Sometimes disability brings a 'back to basics' approach to living. I can swear that as a non-disabled person I could go months and months without thinking about pooping, having a poop, looking for a place to go poo. Months. Now, poo has entered into my head at a dizzying rate. When we stop on the road we have to find if the gas station or rest stop has a 'poo friendly' place (other people call them accessible bathrooms but that's just a nice way of saying 'place where bent and crooked people can poo'.)
Some of them call themselves 'poo friendly' because they've got bars. But the bars were put on to look decorative to the unbent people who don't need them anyway. One bathroom in the Southern States, I'm not kidding, had two bars in the shape of a cross that were placed on the wall six feet opposite the toilet. You could see the bars, be inspired to pray, but you couldn't use them. The bars, for those who don't know, are not for places to hang towels, they are to bear our weight as we lift our odd bodies from sitting, or crouching if they have wee kiddie toilets, to standing.
There may be, somewhere in a government file, regulations for how to make a toilet poo friendly, but no one seems to know them. For me, and this is only for me - others with disabilities have other poo needs, I like a tall toilet and a grab bar within reach. Not much to ask, but it seems like a huge problem for so many places.

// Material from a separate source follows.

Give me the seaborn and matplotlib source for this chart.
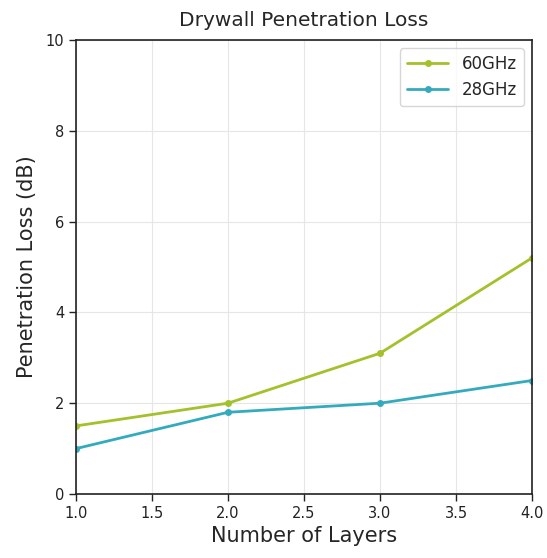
import matplotlib
matplotlib.use("Agg")
import matplotlib.pyplot as plt
import seaborn as sns
import pandas as pd

layers = [1, 2, 3, 4]
loss_60 = [1.5, 2.0, 3.1, 5.2]
loss_28 = [1.0, 1.8, 2.0, 2.5]
series_names = ["60GHz", "28GHz"]
colors = ["#a3c12b", "#34abbd"]

df = pd.DataFrame({
    "Layers": layers * 2,
    "Loss": loss_60 + loss_28,
    "Band": [series_names[0]] * 4 + [series_names[1]] * 4,
})

sns.set_style("ticks")
plt.rcParams['font.family'] = ['DejaVu Sans']

fig = plt.figure(figsize=(5.47, 5.58), dpi=100)
ax = fig.add_axes([76/547, 1 - 494/558, (532-76)/547, (494-40)/558])

sns.lineplot(data=df, x="Layers", y="Loss", hue="Band", palette=colors,
             marker="o", markersize=5, markeredgewidth=0, linewidth=2, ax=ax)

ax.set_xlim(1.0, 4.0)
ax.set_ylim(0, 10)
ax.set_xticks([1.0, 1.5, 2.0, 2.5, 3.0, 3.5, 4.0])
ax.set_yticks([0, 2, 4, 6, 8, 10])
ax.grid(True, color="#e6e6e6", linewidth=0.8)
ax.set_axisbelow(True)
for s in ax.spines.values():
    s.set_color("#222222")
    s.set_linewidth(1.2)
ax.tick_params(axis="both", direction="out", length=5, width=1, labelsize=10.5, colors="#222222")
ax.set_xlabel("Number of Layers", fontsize=15, labelpad=4)
ax.set_ylabel("Penetration Loss (dB)", fontsize=15, labelpad=6)
ax.set_title("Drywall Penetration Loss", fontsize=14.5, pad=10)
leg = ax.legend(loc="upper right", fontsize=12, frameon=True, handlelength=2.5)
leg.get_frame().set_edgecolor("#cccccc")

fig.savefig("out.png", dpi=100)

I feel sometimes that I need to stand on the top of the mountain and scream, "As God is my witness, I need to poo!"
Take my hotel, the one I'm sitting in. We booked it as an accessible room (poo friendly) and out side the door it says HANDICAPPED ROOM. Nice. But I wanted to do a couple things when I got in so it wasn't till bed time that the need to poo entered my head. The bathroom had no bars, a low toilet, and no adaptation for a disabled person. I called downstairs and mentioned this to them. The clipped voice said, "That is our disabled room sir." I explained that it might be listed as an accessible room but there were no bars in the bathroom and it was a low toilet. "Sir, you don't seem to understand, that is our accessible room."

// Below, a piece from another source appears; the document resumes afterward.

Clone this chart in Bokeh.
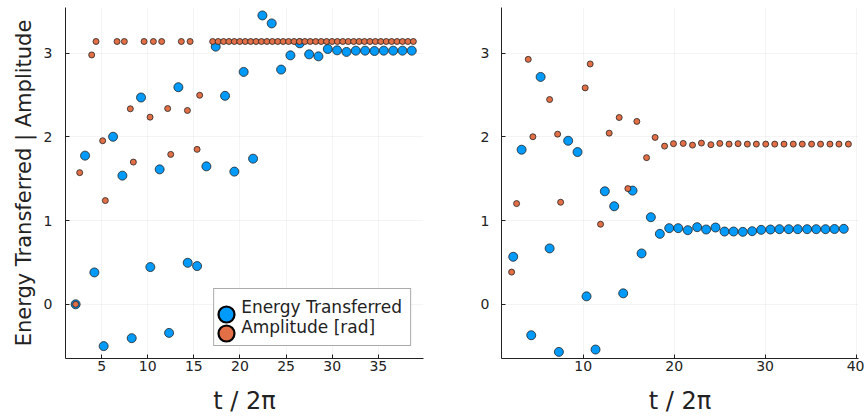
from bokeh.plotting import figure
from bokeh.layouts import row
from bokeh.models import Range1d, Legend, LegendItem, FixedTicker
from bokeh.embed import file_html
from bokeh.resources import INLINE

# ---- left panel: energy transferred and amplitude vs t / 2pi ----
left_energy_t = [2.18, 3.20, 4.21, 5.22, 6.24, 7.25, 8.26, 9.27, 10.28, 11.29,
                 12.31, 13.32, 14.33, 15.35, 16.36, 17.37, 18.38, 19.39, 20.40,
                 21.42, 22.43, 23.44, 24.46, 25.47, 26.48, 27.50, 28.51, 29.52,
                 30.53, 31.55, 32.56, 33.57, 34.58, 35.59, 36.61, 37.62, 38.63]
left_energy = [0.000, 1.777, 0.381, -0.500, 2.003, 1.538, -0.405, 2.472, 0.445,
               1.613, -0.342, 2.595, 0.496, 0.457, 1.649, 3.080, 2.492, 1.586,
               2.778, 1.741, 3.453, 3.358, 2.806, 2.976, 3.120, 2.988, 2.964,
               3.052, 3.036, 3.017, 3.032, 3.032, 3.028, 3.032, 3.032, 3.032,
               3.032]

left_amp_t = [2.18, 2.62, 3.92, 4.39, 5.11, 5.40, 6.67, 7.46, 8.11, 8.44, 9.60,
              10.25, 10.61, 11.51, 12.16, 12.49, 13.64, 14.30, 14.59, 15.35,
              15.63, 17.04, 17.63, 18.22, 18.80, 19.39, 19.98, 20.57, 21.16,
              21.74, 22.33, 22.92, 23.51, 24.10, 24.68, 25.27, 25.86, 26.45,
              27.04, 27.62, 28.21, 28.80, 29.39, 29.98, 30.56, 31.15, 31.74,
              32.33, 32.92, 33.50, 34.09, 34.68, 35.27, 35.86, 36.44, 37.03,
              37.62, 38.21, 38.80]
left_amp = [0.000, 1.574, 2.981, 3.1416, 1.955, 1.240, 3.1416, 3.1416, 2.337,
            1.700, 3.1416, 2.237, 3.1416, 3.1416, 2.340, 1.792, 3.1416, 2.317,
            3.1416, 1.852, 2.499, 3.1416, 3.1416, 3.1416, 3.1416, 3.1416,
            3.1416, 3.1416, 3.1416, 3.1416, 3.1416, 3.1416, 3.1416, 3.1416,
            3.1416, 3.1416, 3.1416, 3.1416, 3.1416, 3.1416, 3.1416, 3.1416,
            3.1416, 3.1416, 3.1416, 3.1416, 3.1416, 3.1416, 3.1416, 3.1416,
            3.1416, 3.1416, 3.1416, 3.1416, 3.1416, 3.1416, 3.1416, 3.1416,
            3.1416]

# ---- right panel ----
right_energy_t = [2.31, 3.23, 4.29, 5.32, 6.31, 7.33, 8.35, 9.38, 10.37, 11.36,
                  12.38, 13.41, 14.40, 15.43, 16.42, 17.44, 18.43, 19.46, 20.45,
                  21.50, 22.53, 23.52, 24.55, 25.54, 26.53, 27.55, 28.58, 29.57,
                  30.59, 31.58, 32.60, 33.59, 34.62, 35.62, 36.64, 37.63, 38.65]
right_energy = [0.568, 1.848, -0.370, 2.718, 0.668, -0.569, 1.955, 1.820, 0.095,
                -0.541, 1.351, 1.172, 0.131, 1.359, 0.608, 1.041, 0.842, 0.910,
                0.910, 0.886, 0.922, 0.894, 0.918, 0.870, 0.870, 0.866, 0.874,
                0.890, 0.894, 0.898, 0.898, 0.898, 0.898, 0.898, 0.898, 0.900,
                0.902]

right_amp_t = [2.13, 2.68, 3.96, 4.47, 6.31, 7.19, 7.52, 10.22, 10.77, 11.91,
               12.86, 13.96, 14.91, 15.90, 16.97, 17.91, 18.95, 19.93, 21.00,
               22.02, 23.00, 24.04, 25.02, 26.04, 27.03, 28.05, 29.04, 30.07,
               31.06, 32.08, 33.10, 34.09, 35.11, 36.10, 37.13, 38.12, 39.16]
right_amp = [0.385, 1.204, 2.928, 2.003, 2.448, 2.034, 1.220, 2.587, 2.873,
             0.957, 2.046, 2.233, 1.383, 2.186, 1.753, 1.995, 1.891, 1.920,
             1.923, 1.903, 1.927, 1.908, 1.923, 1.915, 1.920, 1.915, 1.915,
             1.915, 1.915, 1.915, 1.915, 1.915, 1.915, 1.915, 1.915, 1.915,
             1.915]

y_ticks = [0, 1, 2, 3]
left_x_ticks = [5, 10, 15, 20, 25, 30, 35]
right_x_ticks = [10, 20, 30, 40]
series_names = ["Energy Transferred", "Amplitude [rad]"]

BLUE = "#009AFA"
ORANGE = "#E36F47"
FONT = "DejaVu Sans"
INK = "#222222"
NAN = float("nan")


def make_panel(x_range, xticks, width, border_left, border_right):
    p = figure(width=width, height=418, output_backend="svg",
               toolbar_location=None, x_range=x_range,
               y_range=Range1d(-0.648, 3.548),
               min_border_left=border_left, min_border_right=border_right,
               min_border_top=7, min_border_bottom=60)
    p.outline_line_color = None
    p.background_fill_color = "white"
    p.border_fill_color = "white"
    p.xaxis.ticker = FixedTicker(ticks=xticks)
    p.yaxis.ticker = FixedTicker(ticks=y_ticks)
    for ax in (p.xaxis[0], p.yaxis[0]):
        ax.major_tick_in = 4
        ax.major_tick_out = 0
        ax.minor_tick_in = 0
        ax.minor_tick_out = 0
        ax.axis_line_color = INK
        ax.axis_line_width = 1
        ax.major_tick_line_color = INK
        ax.major_label_text_font = FONT
        ax.major_label_text_font_size = "14px"
        ax.major_label_text_color = INK
        ax.axis_label_text_font = FONT
        ax.axis_label_text_font_style = "normal"
        ax.axis_label_text_color = INK
    p.xaxis.major_label_standoff = 2
    p.yaxis.major_label_standoff = 13
    p.xaxis.axis_label = "t / 2π"
    p.xaxis.axis_label_text_font_size = "24px"
    p.xaxis.axis_label_standoff = 13
    p.grid.grid_line_color = "black"
    p.grid.grid_line_alpha = 0.08
    p.grid.grid_line_width = 0.6
    return p


left = make_panel(Range1d(1.08, 39.9), left_x_ticks, 432, 65, 9)
left.yaxis.axis_label = "Energy Transferred | Amplitude"
left.yaxis.axis_label_text_font_size = "21px"
left.yaxis.axis_label_standoff = 5

right = make_panel(Range1d(1.02, 40.27), right_x_ticks, 432, 69, 6)
right.yaxis.major_label_standoff = 12

for p, et, ev, at, av in ((left, left_energy_t, left_energy, left_amp_t, left_amp),
                          (right, right_energy_t, right_energy, right_amp_t, right_amp)):
    p.scatter(et, ev, size=9, fill_color=BLUE, line_color=INK, line_width=0.8)
    p.scatter(at, av, size=6, fill_color=ORANGE, line_color=INK, line_width=0.8)

# Legend: one boxed legend carries the labels, two borderless legends carry
# the large, heavily outlined key markers (one per row).
hidden = left.scatter([NAN], [NAN], fill_alpha=0, line_alpha=0)
labels = Legend(items=[LegendItem(label=n, renderers=[hidden]) for n in series_names],
                location="bottom_right", margin=12, padding=8, spacing=0,
                glyph_width=14, glyph_height=19, label_standoff=5,
                label_text_font=FONT, label_text_font_size="17px",
                label_text_color=INK, border_line_color="#555555",
                border_line_width=1, background_fill_color="white",
                background_fill_alpha=1)
left.add_layout(labels)

for color, (vx, vy) in ((BLUE, (140.5, 24.3)), (ORANGE, (140.5, 5.3))):
    key = left.scatter([NAN], [NAN], fill_color=color, line_color="black",
                       line_width=2.2)
    left.add_layout(Legend(items=[LegendItem(label=" ", renderers=[key])],
                           location=(vx, vy), padding=0, spacing=0, margin=0,
                           glyph_width=40, glyph_height=40, label_standoff=0,
                           label_text_font_size="1px", border_line_color=None,
                           background_fill_alpha=0))

page = row(left, right)
open("out.html", "w").write(file_html(page, INLINE))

"M'am you don't seem to understand that I need to poo."
Believe it or not, that got action, weird action, but action, "I'll notify the manager sir." She promised to be back to me in ten minutes. Fifteen minutes later, I'm on the low toilet. I'd played around with the room and found that the open door placed the handle right in front of the toilet, I figured I could grab on and haul up. I told Joe to stay out of view, I always believed that whatever magic is left in a relationship of 38 years can be destroyed in 5 seconds by watching your partner poo.
Well, I got up, uneasily and unsteadily and fearful that I'd pull the door from the wall, I got up. The manager, apparantly upset that I needed to poo with no where to poo said that a carpenter would put a bar in the bathoom the next day. She wanted to know where to put it. Remembering the grab bar tribute to Jesus, I told her to put it in a straight line above the toilet paper roll.
It was there when I got home. For the rest of the week I can poo freely. And, to make each poo better, I know that other disabled people who come here expecting the 'accessible means bars in the bathroom so you don't have to grow old waiting for the maid in the morning' will have the assistance they need to get up.
It's not even 7 AM and I've had a poo-tastic day. And I'm wishing one for you too.